The audit also identified federal legal considerations the city should address in code updates. The consultant noted a requirement that religious and nonreligious assembly uses be treated consistently under federal law and urged a definition and consistent treatment across zoning districts. He summarized the standard this way: "It basically means that religious and non religious activities have to be treated the same."
Staff and commissioners discussed a related sign-code issue. The consultant cited the U.S. Supreme Court decision in Reed v. Town of Gilbert and advised that sign regulations be content-neutral — for example, regulating temporary yard signs by size or duration rather than by whether signage advertises political, commercial or real-estate messages.
The audit also recommended adding clear definitions for residential-care and assisted-living facilities to align local rules with federal housing law; David said the city’s current terminology is inconsistent and that a defined term would reduce interpretive disputes. The audit document is complete and available to staff; the consultant said any code edits beyond the audit require a separate scope and budget.

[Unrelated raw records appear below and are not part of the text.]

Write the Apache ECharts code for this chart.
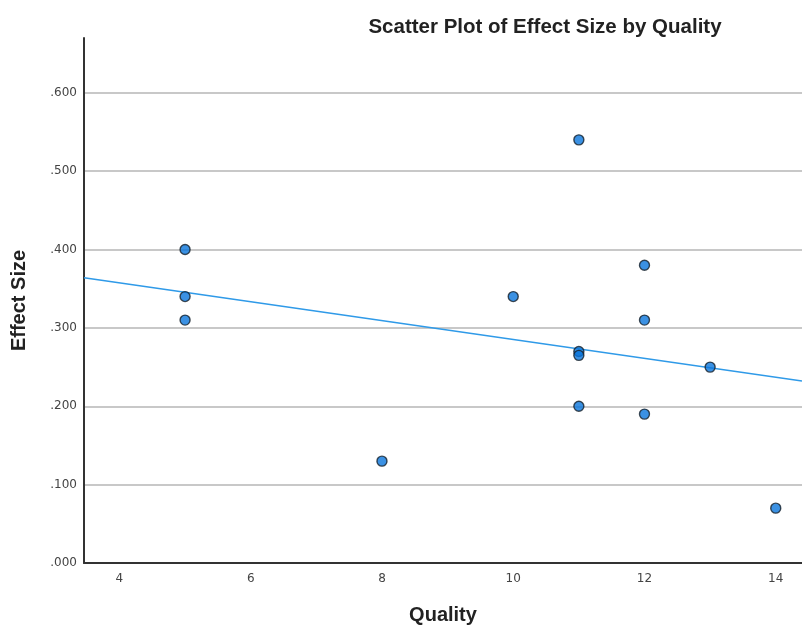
<!DOCTYPE html>
<html>
<head>
<meta charset="utf-8">
<script src="https://cdn.jsdelivr.net/npm/echarts@6/dist/echarts.min.js"></script>
<style>
  html, body { margin: 0; padding: 0; background: #fff; }
  #chart { width: 802px; height: 628px; }
</style>
</head>
<body>
<div id="chart"></div>
<script>
var quality = [5, 5, 5, 8, 10, 11, 11, 11, 11, 12, 12, 12, 13, 14];
var effectSize = [0.40, 0.34, 0.31, 0.13, 0.34, 0.54, 0.27, 0.265, 0.20, 0.38, 0.31, 0.19, 0.25, 0.07];
var xTicks = [4, 6, 8, 10, 12, 14];
var yTicks = [0, 0.1, 0.2, 0.3, 0.4, 0.5, 0.6];

// x axis starts a little before 4, so ticks run on a fine step and only
// the even numbers get a label
var X_MIN = 3.46, X_MAX = 14.40, X_STEP = 0.02;
var Y_MIN = 0, Y_MAX = 0.67;

// least squares fit, drawn across the whole x range
var fitLine = function (xs, ys) {
  var n = xs.length;
  var mx = xs.reduce((a, b) => a + b, 0) / n;
  var my = ys.reduce((a, b) => a + b, 0) / n;
  var sxy = 0, sxx = 0;
  for (var i = 0; i < n; i++) {
    sxy += (xs[i] - mx) * (ys[i] - my);
    sxx += (xs[i] - mx) * (xs[i] - mx);
  }
  var b = sxy / sxx;
  var a = my - b * mx;
  return [X_MIN, X_MAX].map((x) => [x, a + b * x]);
};

var points = quality.map((q, i) => [q, effectSize[i]]);

var onTick = (list, v) => list.some((t) => Math.abs(t - v) < 1e-6);

var chart = echarts.init(document.getElementById("chart"));
chart.setOption({
  backgroundColor: "#fff",
  animation: false,
  textStyle: { fontFamily: "Liberation Sans, Arial, sans-serif" },
  title: {
    text: "Scatter Plot of Effect Size by Quality",
    left: 540,
    top: 12,
    textAlign: "center",
    textStyle: { fontSize: 20.5, fontWeight: "bold", color: "#222" },
  },
  grid: { left: 84, right: 0, top: 38, bottom: 65, outerBoundsMode: "none", containLabel: false },
  xAxis: {
    type: "value",
    min: X_MIN,
    max: X_MAX,
    interval: X_STEP,
    name: "Quality",
    nameLocation: "middle",
    nameGap: 42,
    nameTextStyle: { fontSize: 20, fontWeight: "bold", color: "#222" },
    axisLine: { show: true, lineStyle: { color: "#333", width: 2 } },
    axisTick: { show: false },
    splitLine: { show: false },
    axisLabel: {
      interval: 0,
      color: "#444",
      fontFamily: "DejaVu Sans",
      fontSize: 12,
      margin: 10,
      showMinLabel: false,
      showMaxLabel: false,
      formatter: (v) => (onTick(xTicks, v) ? String(Math.round(v)) : ""),
    },
  },
  yAxis: {
    type: "value",
    min: Y_MIN,
    max: Y_MAX,
    interval: 0.1,
    name: "Effect Size",
    nameLocation: "middle",
    nameRotate: 90,
    nameGap: 55,
    nameTextStyle: { fontSize: 20, fontWeight: "bold", color: "#222" },
    axisLine: { show: true, lineStyle: { color: "#333", width: 2 } },
    axisTick: { show: false },
    splitLine: {
      show: true,
      showMinLine: false,
      showMaxLine: false,
      lineStyle: { color: "#c8c8c8", width: 2 },
    },
    axisLabel: {
      color: "#444",
      fontFamily: "DejaVu Sans",
      fontSize: 12,
      margin: 7,
      showMaxLabel: false,
      formatter: (v) => (onTick(yTicks, v) ? v.toFixed(3).replace(/^0/, "") : ""),
    },
  },
  series: [
    {
      type: "line",
      data: fitLine(quality, effectSize),
      symbol: "none",
      lineStyle: { color: "#2f9ae8", width: 1.5 },
      z: 2,
    },
    {
      type: "scatter",
      data: points,
      symbolSize: 10,
      itemStyle: { color: "#0a76dc", borderColor: "#15202b", borderWidth: 1.4 },
      z: 3,
    },
  ],
});
</script>
</body>
</html>
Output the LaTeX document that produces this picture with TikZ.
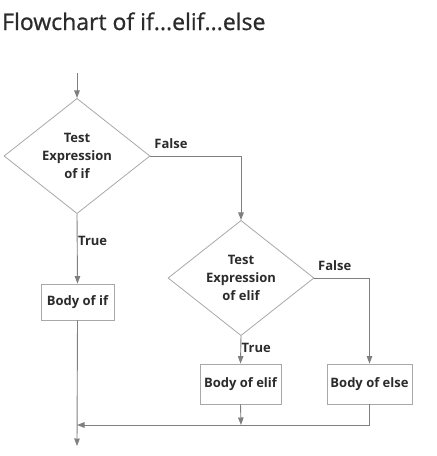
\documentclass[tikz,border=0pt]{standalone}
\usepackage{fontspec}
\setmainfont{Open Sans}
\newfontfamily\titlefont[FakeBold=0.8]{Open Sans}
\usetikzlibrary{shapes.geometric,arrows.meta}
\definecolor{linegray}{HTML}{7F7F7F}
\definecolor{boxgray}{HTML}{A8A8A8}
\definecolor{textgray}{HTML}{2B2B2B}
\tikzset{
  flowline/.style={draw=linegray,line width=0.9pt,-{Triangle[width=5.5pt,length=7.5pt]}},
  testbox/.style={diamond,draw=boxgray,line width=0.8pt,inner sep=0pt,
    minimum width=146pt,minimum height=112pt,align=center,
    text=textgray,font=\fontsize{13}{18}\selectfont\bfseries},
  bodybox/.style={rectangle,draw=boxgray,line width=0.8pt,inner sep=0pt,
    minimum height=40pt,text=textgray,font=\fontsize{13}{15}\selectfont\bfseries},
  branchlabel/.style={text=textgray,inner sep=0pt,font=\fontsize{13}{15}\selectfont\bfseries}
}
\begin{document}
\begin{tikzpicture}[x=1pt,y=-1pt]
\useasboundingbox (0,0) rectangle (437,456);

% === Title ===
\node[anchor=base west,inner sep=0pt,text=textgray,font=\titlefont\fontsize{23}{26}\selectfont] (title) at (2,30) {Flowchart of if...elif...else};

% === Decisions ===
\coordinate (start) at (77,73);
\node[testbox] (testif) at (77,156) {Test\\Expression\\of if};
\node[testbox] (testelif) at (241,278) {Test\\Expression\\of elif};

% === Bodies ===
\node[bodybox,minimum width=73pt,minimum height=36pt] (bodyif) at (77.5,302) {Body of if};
\node[bodybox,minimum width=81pt] (bodyelif) at (240.5,384) {Body of elif};
\node[bodybox,minimum width=85pt] (bodyelse) at (369.5,384) {Body of else};

% === Joins ===
\coordinate (joinelif) at (241,425);
\coordinate (joinif) at (77,425);
\coordinate (stop) at (77,446);

% === Connectors ===
\draw[flowline] (start) -- (testif.north);
\draw[flowline] (testif.east) -| (testelif.north)
  node[pos=0.02,branchlabel,anchor=south west,yshift=7pt] (falseif) {False};
\draw[flowline] (testif.south) -- (bodyif.north)
  node[pos=0.39,branchlabel,anchor=west,xshift=0.5pt] (trueif) {True};
\draw[flowline] (testelif.east) -| (bodyelse.north)
  node[pos=0.03,branchlabel,anchor=south west,yshift=7pt] (falseelif) {False};
\draw[flowline] (testelif.south) -- (bodyelif.north)
  node[pos=0.43,branchlabel,anchor=west,xshift=0.5pt] (trueelif) {True};
\draw[flowline] (bodyelif.south) -- (joinelif);
\draw[flowline] (bodyelse.south) |- (joinif);
\draw[flowline] (bodyif.south) -- (stop);

\end{tikzpicture}
\end{document}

What was not decided: no text amendments or ordinance changes were adopted at the meeting. Commissioners asked for follow-up steps and whether the consultant would present to City Council; the consultant responded that he would welcome that engagement and that staff would need to set the scope and budget for code revisions.
Next steps: staff and the consultant will coordinate to prioritize code sections for revision, consider the legal items flagged (religious-use parity, sign content neutrality, facility definitions), and prepare draft changes for future Planning Commission and Council review. The consultant and staff offered to provide examples from recent Ohio projects, including a near-adopted rewrite for Chillicothe, as local precedents.